My problem is different..  have lots of power ( I mean go-power and energy, not speed, speed doesn't have much to do with what i'm talking about) but not always the control needed to go with the power... To counter this, I practice things veryyyyyy slowly and work on controlling my dancing a lot (every single time I dance, practice, or walk through the grocery store even...). And since i've started working on this and keeping conscious of this, I think my control has seriously improved. But even slowly, i feel like the power behind it is still all or nothing.

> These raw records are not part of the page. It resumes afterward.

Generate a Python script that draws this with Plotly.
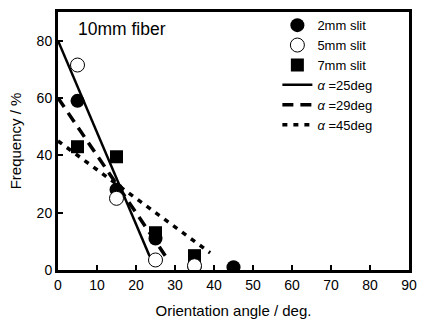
import plotly.graph_objects as go

angles = [5, 15, 25, 35, 45]
slit2 = [59, 28, 11, 1, 1]
slit5_x = [5, 15, 25, 35]
slit5 = [71.5, 25, 3.5, 1.5]
slit7_x = [5, 15, 25, 35]
slit7 = [43, 39.5, 13, 5]

a25_x = [0, 23.5]
a25_y = [80, 4.8]
a29_x = [0, 27.5]
a29_y = [60, 5]
a45_x = [0, 39]
a45_y = [45, 6]

FONT = "Liberation Sans"

fig = go.Figure()
fig.add_trace(go.Scatter(x=a25_x, y=a25_y, mode="lines", name="<i>α</i> =25deg",
                         line=dict(color="black", width=2.5), legendrank=4))
fig.add_trace(go.Scatter(x=a29_x, y=a29_y, mode="lines", name="<i>α</i> =29deg",
                         line=dict(color="black", width=3.5, dash="11px,7px"), legendrank=5))
fig.add_trace(go.Scatter(x=a45_x, y=a45_y, mode="lines", name="<i>α</i> =45deg",
                         line=dict(color="black", width=3.5, dash="5px,6px"), legendrank=6))
fig.add_trace(go.Scatter(x=angles, y=slit2, mode="markers", name="2mm slit",
                         marker=dict(symbol="circle", size=14, color="black"), legendrank=1))
fig.add_trace(go.Scatter(x=slit7_x, y=slit7, mode="markers", name="7mm slit",
                         marker=dict(symbol="square", size=13, color="black"), legendrank=3))
fig.add_trace(go.Scatter(x=slit5_x, y=slit5, mode="markers", name="5mm slit",
                         marker=dict(symbol="circle", size=14, color="white",
                                     line=dict(color="black", width=1)), legendrank=2))

fig.add_annotation(x=0.05, y=0.935, xref="paper", yref="paper", text="10mm fiber",
                   showarrow=False, xanchor="left", yanchor="middle",
                   font=dict(family=FONT, size=17.5, color="black"))

fig.update_xaxes(range=[0, 90], tickvals=list(range(0, 91, 10)), ticks="inside",
                 ticklen=5, tickwidth=2, tickcolor="black", showline=True, linewidth=3,
                 linecolor="black", mirror=True, showgrid=False, zeroline=False,
                 title=dict(text="Orientation angle / deg.", font=dict(family=FONT, size=15, color="black"),
                            standoff=14),
                 tickfont=dict(family=FONT, size=14, color="black"))
fig.update_yaxes(range=[0, 90], tickvals=[0, 20, 40, 60, 80], ticks="inside",
                 ticklen=5, tickwidth=2, tickcolor="black", showline=True, linewidth=3,
                 linecolor="black", mirror=True, showgrid=False, zeroline=False,
                 title=dict(text="Frequency / %", font=dict(family=FONT, size=15, color="black"),
                            standoff=12),
                 tickfont=dict(family=FONT, size=14, color="black"))

fig.update_layout(width=426, height=329, margin=dict(l=58, r=9, t=9, b=59),
                  plot_bgcolor="white", paper_bgcolor="white",
                  legend=dict(x=0.625, y=1.007, xanchor="left", yanchor="top",
                              bgcolor="rgba(0,0,0,0)", font=dict(family=FONT, size=13, color="black"),
                              tracegroupgap=0, itemwidth=30),
                  showlegend=True)

fig.write_html("out.html", config={"displayModeBar": False},
               post_script="document.body.style.margin='0px';document.body.style.overflow='hidden';")
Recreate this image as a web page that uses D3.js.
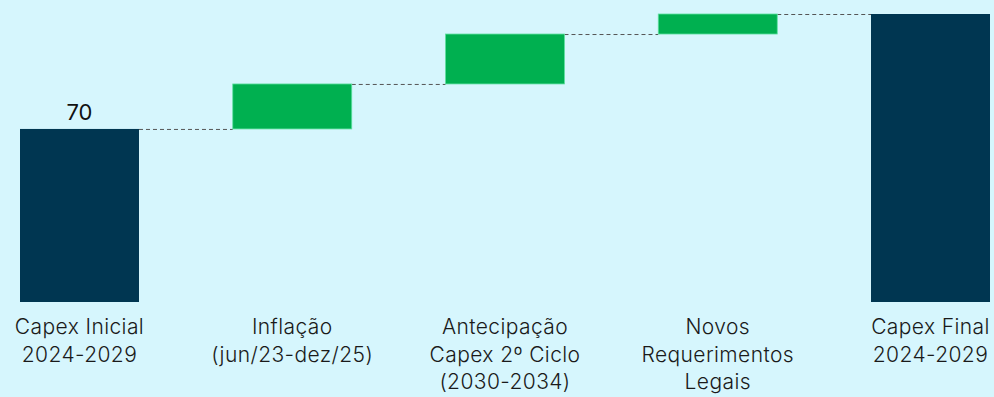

I wonder if one can power through things way too much... sometimes i don't think i know/understand how to dance at a nice medium (unless i'm exhausted and medium is just what happens). It's either all systems go, or walk through it not really trying or dancing.  I fell like my dancing has an on/off switch, there's no in between. Also my dancing is very independent (ballet background, ugggg), I have to consciously remember that I'm supposed to keep my connection with my partner active otherwise I'm just powering through doing my own thing, maybe once I come to a better understanding of that, the 'power' I'm talking about will feel different..?  I know that power and control feel very different when the connection is really active, do you think that's how it's supposed to feel? Or should I strive to maintain that power I do have, and just focus on building more and more control until it feels like they sort of match up?

Does anyone know if this is a good thing? Or a learning curve or something?